Bill Clinton on anti-Islam film: "You can't react every time you're insulted"
(CBS News) Former President Bill Clinton addressed the recent unrest in the Muslim world over a U.S.-made film insulting the prophet Muhammad, saying that while the underlying message is offensive, "you can't react every time you're insulted."
Clinton sat down with "CBS This Morning" co-hosts Charlie Rose and Norah O'Donnell to discuss his thoughts on the turmoil in the Middle East as the Clinton Global Initiative begins its annual meeting in New York City this week.
Touching on the controversial amateur film that sparked much of the current violence across the Middle East, Clinton defended the U.S. government's handling of the event.
"We weren't disrespecting Islam by not squelching a film trailer that nobody in authority knew anything about; that 99 percent of us think was crude, and disrespectful, and awful," he said. "We have learned the hard way, over more than 200 years, that in order to preserve freedom, and liberty, including the freedom of religion, you have to allow people to say and do things that you find abhorrent. And you can't react every time you're insulted."
"If you live in a shame-based society where you think nothing good's gonna happen, the temptation is to wait for somebody to say something you'd find offensive and you can lash out against it. But free people absorb destructive things and refuse to be destroyed."
"You cannot live in a shame-based world. You won't make it in the 21st century. There's too much diversity. There's too much stuff goin' on the internet You gotta be able to say, if you believe in Islam, that, 'I believe in a god and a prophet strong enough to withstand the criticisms of petty, narrow-minded, mean-spirited people. I believe that the cultural crassness I abhor will, in the end, fall before the values that I exalt.'"
Regarding the ongoing violence in Syria, which neither the U.S. nor U.N. have been able to end, Clinton called the situation "really difficult," but suggested the U.S. consider "nonlethal options" to support the Syrian opposition. When pressed as to what those options might be, Clinton said "Well, I don't know ... They're getting guns. Who's giving 'em to 'em?"

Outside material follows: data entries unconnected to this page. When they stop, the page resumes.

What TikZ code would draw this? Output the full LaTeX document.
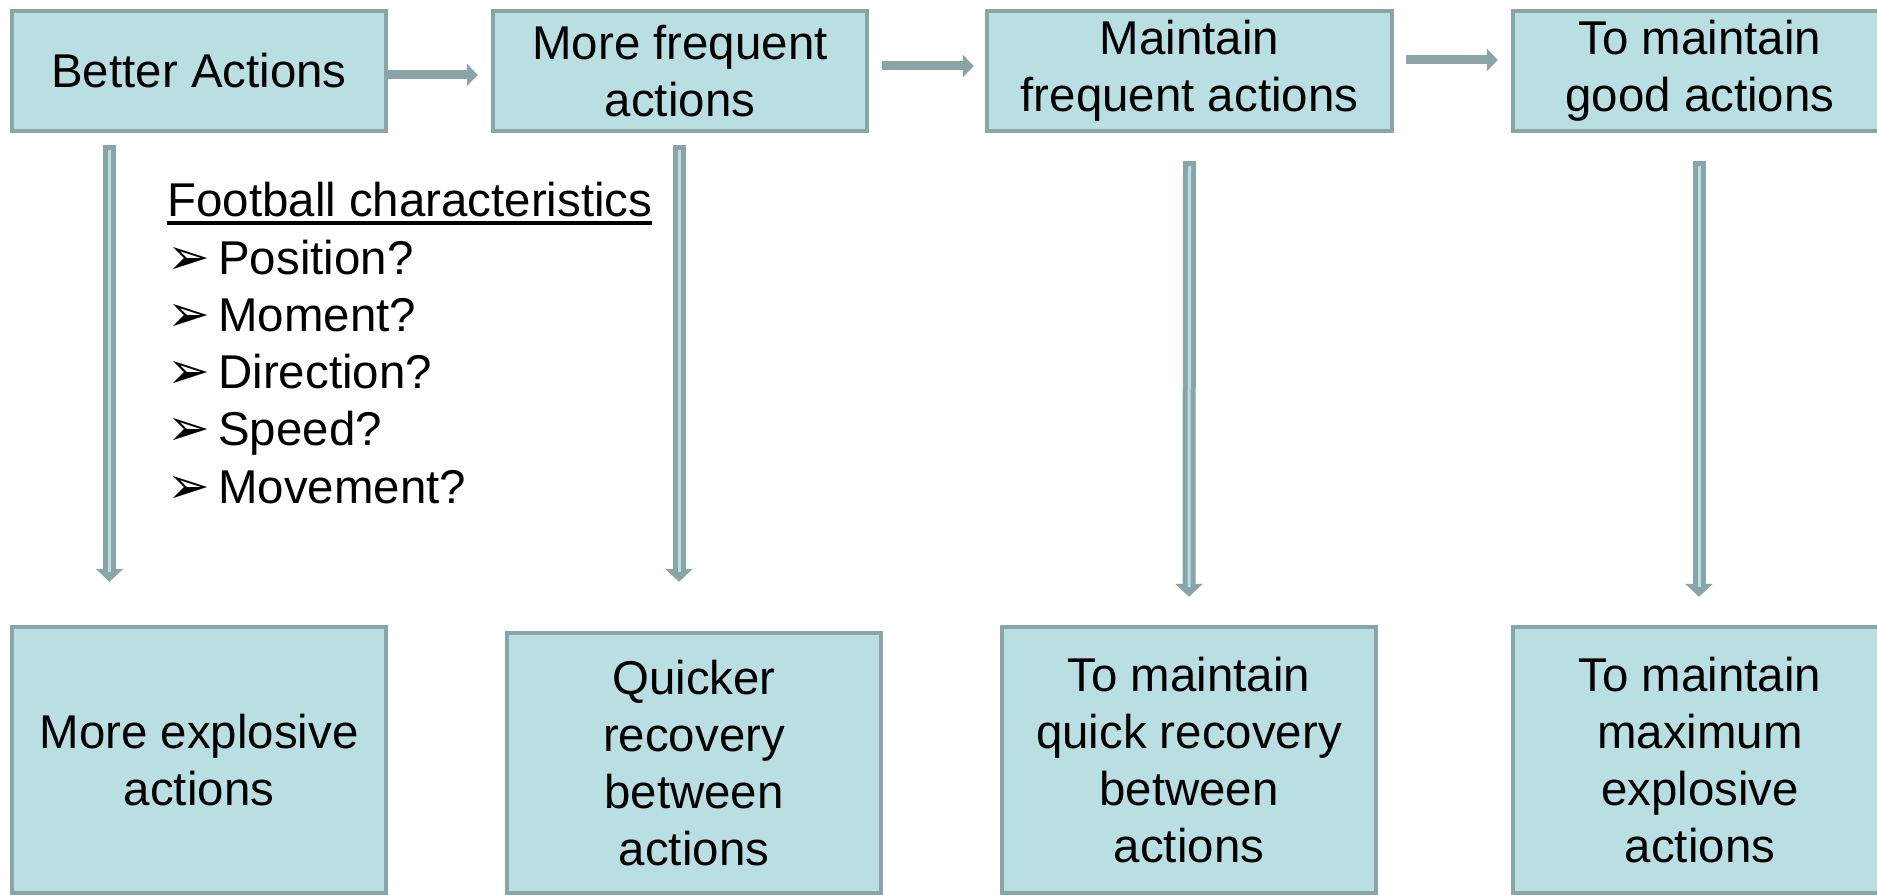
\documentclass[tikz,border=0pt]{standalone}
\usepackage{fontspec}
\setmainfont{Liberation Sans}
\newfontfamily\dingfont{DejaVu Sans}
\usetikzlibrary{arrows.meta,calc}
\definecolor{boxfill}{HTML}{B9DFE2}
\definecolor{boxline}{HTML}{8AA5A7}
\newcommand{\bigtxt}{\fontsize{27}{32.4}\selectfont}
\newcommand{\ultext}[1]{\setbox0\hbox{#1}\rlap{\rule[-0.16cm]{\wd0}{0.07cm}}\box0}
\tikzset{box/.style={draw=boxline,line width=0.09cm,fill=boxfill,align=center,minimum width=7.48cm,inner sep=0pt,font=\bigtxt},
  topbox/.style={box,minimum height=2.4cm},
  botbox/.style={box,minimum height=5.32cm},
  harr/.style={boxline,line width=0.18cm,-{Triangle[length=0.22cm,width=0.44cm]}},
  varr/.style={boxline,line width=0.26cm,-{Triangle[length=0.26cm,width=0.54cm]},
    postaction={draw=boxfill,line width=0.06cm,-,shorten <=0.1cm,shorten >=0.2cm}},
  item/.style={anchor=base west,inner sep=0pt,font=\bigtxt}}

\begin{document}
\begin{tikzpicture}[x=0.02cm,y=-0.02cm]
\useasboundingbox (0,0) rectangle (1877,895);
\clip (0,0) rectangle (1877,895);
% top row
\node[topbox] (top1) at (199,71){Better Actions};
\node[topbox] (top2) at (680,71){More frequent\\actions};
\node[topbox,minimum width=8.1cm] (top3) at (1189.5,71){Maintain\\frequent actions};
\node[topbox] (top4) at (1700,71){To maintain\\good actions};
% bottom row
\node[botbox] (bot1) at (199,760){More explosive\\actions};
\node[botbox,minimum height=5.2cm] (bot2) at (694,763){Quicker\\recovery\\between\\actions};
\node[botbox] (bot3) at (1189,760){To maintain\\quick recovery\\between\\actions};
\node[botbox] (bot4) at (1700,760){To maintain\\maximum\\explosive\\actions};
\draw[harr] ($(top1.east)+(-1,4)$) -- ($(top2.west)+(-13,4)$);
\draw[harr] ($(top2.east)+(13,-5)$) -- ($(top3.west)+(-11,-5)$);
\draw[harr] ($(top3.east)+(12,-11)$) -- ($(top4.west)+(-13,-11)$);
\draw[varr] ($(top1.south)+(-89.5,12)$) -- ($(bot1.north)+(-89.5,-43)$);
\draw[varr] ($(top2.south)+(-1,12)$) -- ($(bot2.north)+(-15,-49)$);
\draw[varr] ($(top3.south)+(0,28)$) -- ($(bot3.north)+(0,-28)$);
\draw[varr] ($(top4.south)+(-1,28)$) -- ($(bot4.north)+(-1,-28)$);
% characteristics list
\node[item] (fc) at (167,217){\ultext{Football characteristics}};
\foreach \t [count=\i] in {Position?,Moment?,Direction?,Speed?,Movement?}
  \node[item] (ch\i) at (167,{217+57.2*\i}){\makebox[1.02cm][l]{\dingfont\fontsize{29}{29}\selectfont ➢}\t};
\end{tikzpicture}
\end{document}
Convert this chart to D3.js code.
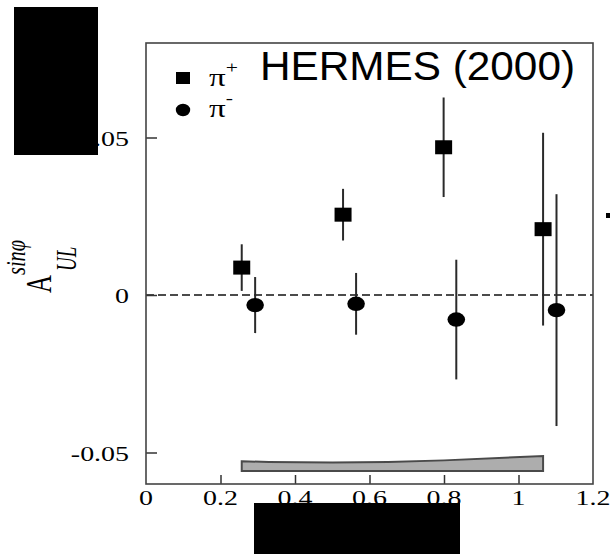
<!DOCTYPE html>
<html>
<head>
<meta charset="utf-8">
<script src="https://cdn.jsdelivr.net/npm/d3@7/dist/d3.min.js"></script>
<style>
  html, body { margin: 0; padding: 0; background: #fff; }
  svg { display: block; }
</style>
</head>
<body>
<script>
// Sin(phi) single-spin asymmetry vs x, HERMES 2000 data
const piPlusX   = [0.257, 0.529, 0.799, 1.066];
const piPlusA   = [0.0087, 0.0255, 0.0469, 0.0209];
const piPlusErr = [0.0074, 0.0082, 0.0158, 0.0306];

const piMinusX   = [0.293, 0.564, 0.833, 1.102];
const piMinusA   = [-0.0032, -0.0028, -0.0078, -0.0048];
const piMinusErr = [0.0089, 0.0098, 0.0190, 0.0368];

// systematic-uncertainty band
const sysX      = [0.257, 0.33, 0.5, 0.65, 0.8, 1.066];
const sysTop    = [-0.0528, -0.0530, -0.0532, -0.0530, -0.0525, -0.0511];
const sysBottom = -0.0559;

const xTicks = [0, 0.2, 0.4, 0.6, 0.8, 1.0, 1.2];
const xTickLabels = ["0", "0.2", "0.4", "0.6", "0.8", "1", "1.2"];
const yTicks = [-0.05, 0, 0.05];
const yTickLabels = ["-0.05", "0", "0.05"];

const W = 610, H = 554;
const svg = d3.select("body").append("svg").attr("width", W).attr("height", H);

const x = d3.scaleLinear().domain([0, 1.2]).range([146, 593]);
const y = d3.scaleLinear().domain([-0.06, 0.08]).range([484, 43]);

const SX = 1.27; // horizontal stretch of the serif labels
const serif = "'Liberation Serif', 'Times New Roman', serif";

// systematic band
const bandPts = sysX.map((v, i) => [x(v), y(sysTop[i])])
  .concat([[x(sysX[sysX.length - 1]), y(sysBottom)], [x(sysX[0]), y(sysBottom)]]);
svg.append("path")
  .attr("d", d3.line()(bandPts) + "Z")
  .attr("fill", "#adadad")
  .attr("stroke", "#4a4a4a")
  .attr("stroke-width", 2)
  .attr("stroke-linejoin", "miter");

// zero line
svg.append("line")
  .attr("x1", x(0)).attr("x2", x(1.2))
  .attr("y1", y(0)).attr("y2", y(0))
  .attr("stroke", "#111").attr("stroke-width", 1.5)
  .attr("stroke-dasharray", "8,4");

// ticks (drawn inward)
svg.append("g")
  .attr("transform", `translate(0,${y(-0.06)})`)
  .call(d3.axisBottom(x).tickValues(xTicks.slice(1, -1)).tickSize(-9).tickFormat(""))
  .call(g => g.select(".domain").remove())
  .call(g => g.selectAll("line").attr("stroke", "#333").attr("stroke-width", 1.5));

svg.append("g")
  .attr("transform", `translate(${x(0)},0)`)
  .call(d3.axisLeft(y).tickValues(yTicks).tickSize(-11).tickFormat(""))
  .call(g => g.select(".domain").remove())
  .call(g => g.selectAll("line").attr("stroke", "#333").attr("stroke-width", 1.5));

// frame
svg.append("rect")
  .attr("x", x(0)).attr("y", y(0.08))
  .attr("width", x(1.2) - x(0)).attr("height", y(-0.06) - y(0.08))
  .attr("fill", "none").attr("stroke", "#444").attr("stroke-width", 1.6);

// tick labels
svg.selectAll("text.xl").data(xTicks).join("text")
  .attr("class", "xl")
  .attr("transform", d => `translate(${x(d)},505) scale(${SX},1)`)
  .attr("text-anchor", "middle")
  .attr("font-family", serif).attr("font-size", 22).attr("fill", "#000")
  .text((d, i) => xTickLabels[i]);

svg.selectAll("text.yl").data(yTicks).join("text")
  .attr("class", "yl")
  .attr("transform", d => `translate(129,${y(d) + 8}) scale(${SX},1)`)
  .attr("text-anchor", "end")
  .attr("font-family", serif).attr("font-size", 22).attr("fill", "#000")
  .text((d, i) => yTickLabels[i]);

// error bars
const plus = piPlusX.map((v, i) => ({ x: v, a: piPlusA[i], e: piPlusErr[i] }));
const minus = piMinusX.map((v, i) => ({ x: v, a: piMinusA[i], e: piMinusErr[i] }));

svg.selectAll("line.ep").data(plus.concat(minus)).join("line")
  .attr("class", "ep")
  .attr("x1", d => x(d.x)).attr("x2", d => x(d.x))
  .attr("y1", d => y(d.a + d.e)).attr("y2", d => y(d.a - d.e))
  .attr("stroke", "#2a2a2a").attr("stroke-width", 2);

// markers
svg.selectAll("rect.pp").data(plus).join("rect")
  .attr("class", "pp")
  .attr("x", d => x(d.x) - 8.5).attr("y", d => y(d.a) - 7)
  .attr("width", 17).attr("height", 14)
  .attr("fill", "#000");

svg.selectAll("ellipse.pm").data(minus).join("ellipse")
  .attr("class", "pm")
  .attr("cx", d => x(d.x)).attr("cy", d => y(d.a))
  .attr("rx", 8.8).attr("ry", 7.2)
  .attr("fill", "#000");

// legend
svg.append("rect").attr("x", 176).attr("y", 72).attr("width", 14).attr("height", 12).attr("fill", "#000");
svg.append("ellipse").attr("cx", 183).attr("cy", 110).attr("rx", 7.2).attr("ry", 6.2).attr("fill", "#000");

const lg1 = svg.append("text")
  .attr("transform", `translate(209,86) scale(${SX},1)`)
  .attr("font-family", serif).attr("font-size", 26).attr("fill", "#000");
lg1.append("tspan").text("π");
lg1.append("tspan").attr("dy", -13).attr("font-size", 17).text("+");

const lg2 = svg.append("text")
  .attr("transform", `translate(209,117) scale(${SX},1)`)
  .attr("font-family", serif).attr("font-size", 26).attr("fill", "#000");
lg2.append("tspan").text("π");
lg2.append("tspan").attr("dy", -13).attr("font-size", 17).text("-");

// title
svg.append("text")
  .attr("x", 260).attr("y", 80)
  .attr("font-family", "'Liberation Sans', Arial, sans-serif")
  .attr("font-size", 40).attr("fill", "#000")
  .attr("textLength", 315).attr("lengthAdjust", "spacingAndGlyphs")
  .text("HERMES (2000)");

// y-axis label  A^{sinφ}_{UL}
svg.append("text")
  .attr("transform", "translate(51,293) scale(1.4,1) rotate(-90)")
  .attr("font-family", serif).attr("font-size", 25).attr("fill", "#000")
  .text("A");
svg.append("text")
  .attr("transform", "translate(25,275) scale(1.35,1) rotate(-90)")
  .attr("font-family", serif).attr("font-style", "italic")
  .attr("font-size", 20).attr("fill", "#000")
  .attr("textLength", 35).attr("lengthAdjust", "spacingAndGlyphs")
  .text("sinφ");
svg.append("text")
  .attr("transform", "translate(76,271) scale(1.5,1) rotate(-90)")
  .attr("font-family", serif).attr("font-style", "italic")
  .attr("font-size", 19).attr("fill", "#000")
  .text("UL");

// redaction blocks
svg.append("rect").attr("x", 14).attr("y", 7).attr("width", 84).attr("height", 148).attr("fill", "#000");
svg.append("rect").attr("x", 254).attr("y", 503).attr("width", 206).attr("height", 51).attr("fill", "#000");
svg.append("rect").attr("x", 606).attr("y", 213).attr("width", 4).attr("height", 5).attr("fill", "#000");
</script>
</body>
</html>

The Clinton Global Initiative comes as world leaders descend on the city for the meeting of the UN General Assembly. President Obama will speak at the Clinton Global Initiative meeting after he delivers his address to the UN and the organization will also host Mitt Romney Tuesday as well. The organization was created in 2005 to address a wide range of social issues around the world. Recently, the organization has focused on the plight of women and girls.